For the product page:

  1. Name of the product.

  2. Value proposition

  3. Specific and clear overview of what the product does

  4. What’s the pain that it solves?

  5. List of everything in the product

  6. Technical information:

  7. Objection handling

  8. Bonuses

  9. Money-back guarantee (+ return policy).

  10. Price.

  11. Call to action.

  12. Expectation setting

There is so much information to explain that needs a blog post so I have just provided the core so you can understand. If you want more information, you need up to the course (wink)

Draft a Copy

Once all the steps above have been completed, it is now to sit down and write.

And one of the things that are constantly reminded is to have clarity with words being used. As much as possible, try to avoid using jargon or complicated fancy worlds. In most cases, these types of words generally turn off readers and customers.

I mean, nobody wants to read a text that only the author understands right?

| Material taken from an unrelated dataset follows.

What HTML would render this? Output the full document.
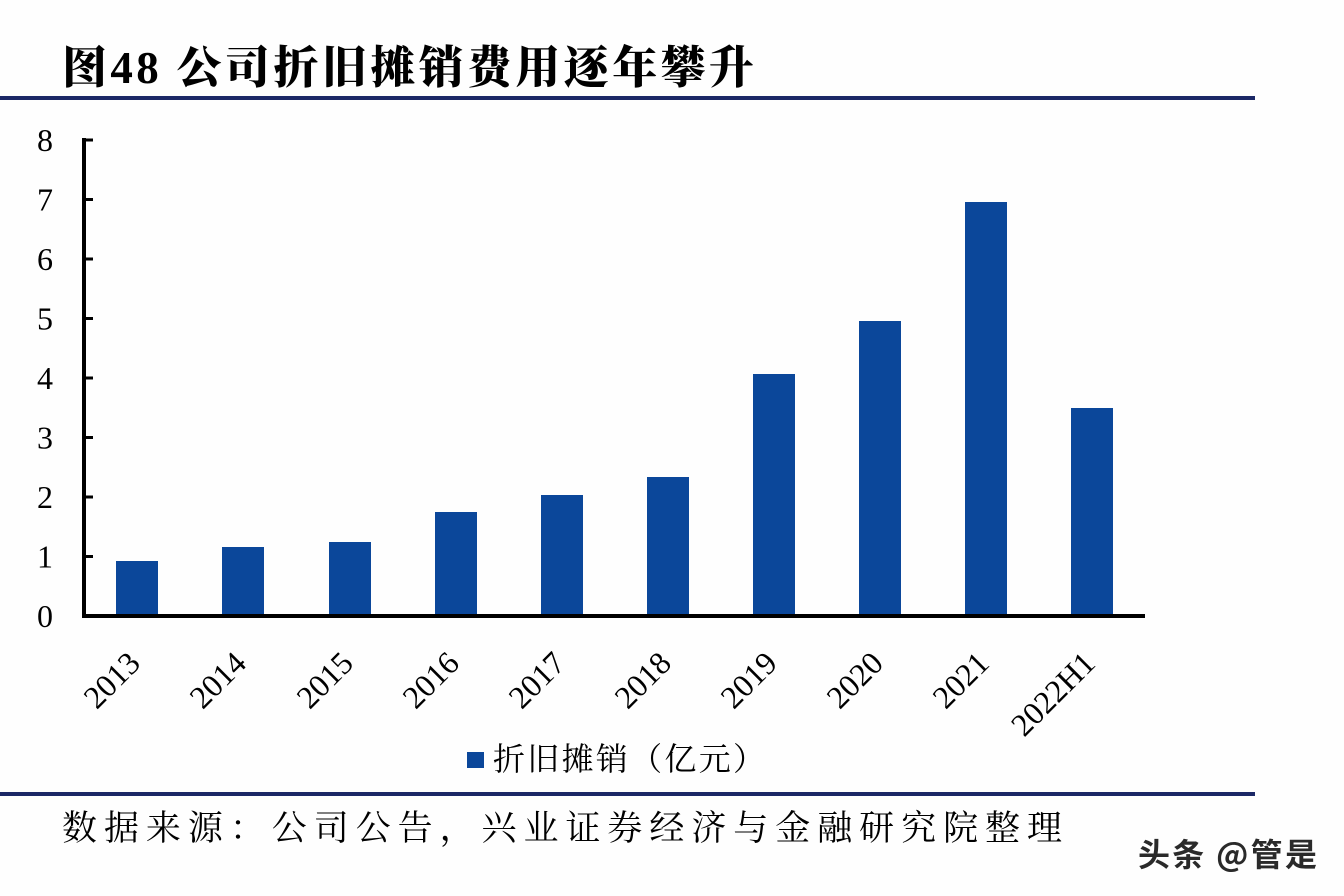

Just use words that your customers will relate to.

Conversion Boost

And once the copy has been written - it is time to check and add conversion boost. As you may know, the goal of every website copy is to convert and prompt the reader to take action (sign-up, purchase) And as mentioned in the course, there are a couple of things that you can add to further improve the copy for conversions

Optimize for the following:

  • Clarity

  • Information

  • Persuasion Boost

Revise and Rearrange

Once the copy has been written, it is best to really go back and review how each word works, how each sentence works together, and lastly check your spelling and grammar. Doing copy rewrites is a great way to further optimize your messaging. There is always room for improvement.

Test Your Copy

Obviously this is a no-brainer, the best way, and the only way to find out if your copy works is to use A/B testing and see which version of the copy gets more engagement.

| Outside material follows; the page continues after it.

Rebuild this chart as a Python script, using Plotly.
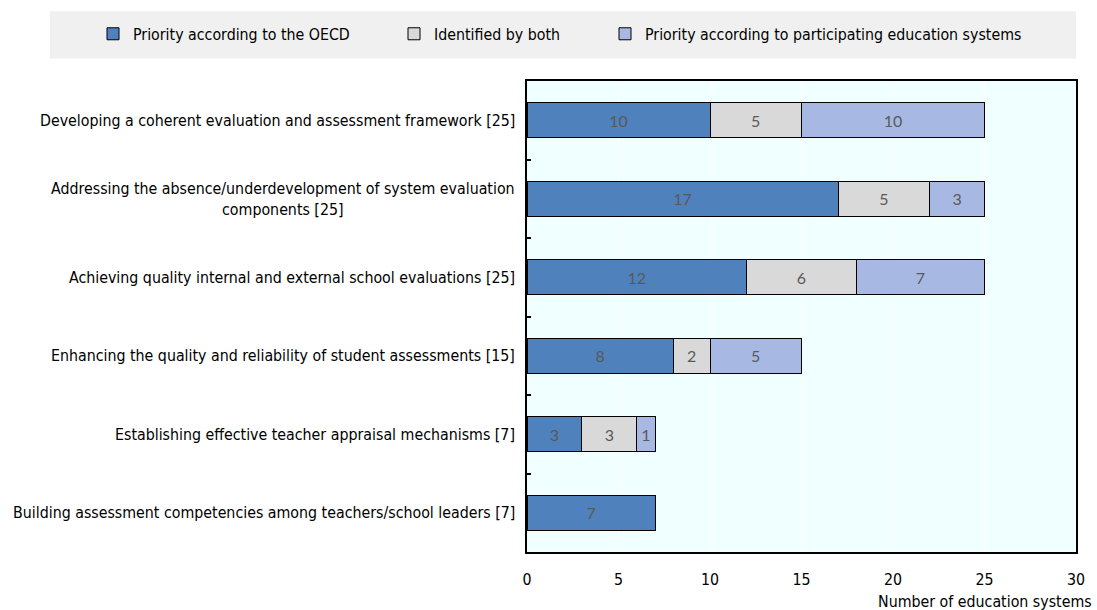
import plotly.graph_objects as go

categories = [
    "Developing a coherent evaluation and assessment framework [25]",
    "Addressing the absence/underdevelopment of system evaluation<br>components [25]",
    "Achieving quality internal and external school evaluations [25]",
    "Enhancing the quality and reliability of student assessments [15]",
    "Establishing effective teacher appraisal mechanisms [7]",
    "Building assessment competencies among teachers/school leaders [7]",
]
oecd = [10, 17, 12, 8, 3, 7]
both = [5, 5, 6, 2, 3, 0]
systems = [10, 3, 7, 5, 1, 0]

series_names = ["Priority according to the OECD", "Identified by both",
                "Priority according to participating education systems"]
colors = ["#4F81BD", "#D9D9D9", "#A7B9E3"]
legend_ids = ["legend", "legend2", "legend3"]
legend_x = [93, 394, 605]

LABEL_FONT = "DejaVu Sans Condensed, Liberation Sans, Arial, sans-serif"
FS = 15.8

fig = go.Figure()
for name, vals, col, lid in zip(series_names, [oecd, both, systems], colors, legend_ids):
    fig.add_trace(go.Bar(
        y=categories, x=vals, name=name, orientation="h", legend=lid,
        marker=dict(color=col, line=dict(color="#000000", width=1)),
        text=[str(v) if v else "" for v in vals],
        textposition="inside", insidetextanchor="middle",
        textfont=dict(family="Lato, Carlito, sans-serif", size=16, color="#595959"),
        width=0.45,
    ))

for c in categories:
    fig.add_annotation(x=0, xref="paper", y=c, yref="y", text=c, showarrow=False,
                       xanchor="right", xshift=-10, align="center",
                       font=dict(family=LABEL_FONT, size=FS, color="#000000"))

fig.add_annotation(x=1, xref="paper", y=0, yref="paper", yshift=-38, xshift=18,
                   text="Number of education systems", showarrow=False,
                   xanchor="right", yanchor="top",
                   font=dict(family=LABEL_FONT, size=FS, color="#000000"))

fig.add_shape(type="rect", xref="paper", yref="paper",
              x0=-0.869, x1=1.0, y0=1.048, y1=1.148,
              fillcolor="#F0F0F0", line=dict(width=0), layer="below")

leg_common = dict(orientation="h", xanchor="left", xref="container",
                  y=1 - 34 / 610, yanchor="middle", yref="container",
                  bgcolor="rgba(0,0,0,0)", borderwidth=0,
                  font=dict(family=LABEL_FONT, size=FS, color="#000000"),
                  itemwidth=30)

layout_legends = {}
for lid, lx in zip(legend_ids, legend_x):
    layout_legends[lid] = dict(leg_common, x=lx / 1097)

fig.update_layout(
    width=1097, height=610,
    margin=dict(l=527, r=19, t=81, b=58),
    barmode="stack",
    plot_bgcolor="#F0FFFF",
    paper_bgcolor="#FFFFFF",
    showlegend=True,
    font=dict(family=LABEL_FONT, size=FS, color="#000000"),
    xaxis=dict(range=[0, 30], dtick=5, showgrid=True, gridcolor="#FFFFFF", gridwidth=1,
               showline=True, linecolor="#000000", linewidth=2, mirror=True,
               ticks="", zeroline=False, ticklabelstandoff=12,
               tickfont=dict(family=LABEL_FONT, size=FS)),
    yaxis=dict(categoryorder="array", categoryarray=categories, autorange="reversed",
               showticklabels=False, tickson="boundaries", ticks="inside", ticklen=4,
               tickcolor="#000000", tickwidth=2,
               showline=True, linecolor="#000000", linewidth=2, mirror=True,
               showgrid=False),
    **layout_legends,
)

fig.write_html("out.html")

Just test different versions and see what works best for your customers.

My overall thoughts for the week.

One of the things I’ve noticed in the Intro to Conversion Copywriting is the emphasis on “Clarity” which is a must when communication values. And it should be. Clarity and the ability to communicate clearly is key in converting.

Obviously, I really love the flow of the whole course. Anyone who wants to improve their copywriting skills, and have a proper understanding of the framework will really benefit from this course. And copywriting is used in every available medium right now from website copy to social media posts. It is a skill that all marketers need to understand and master.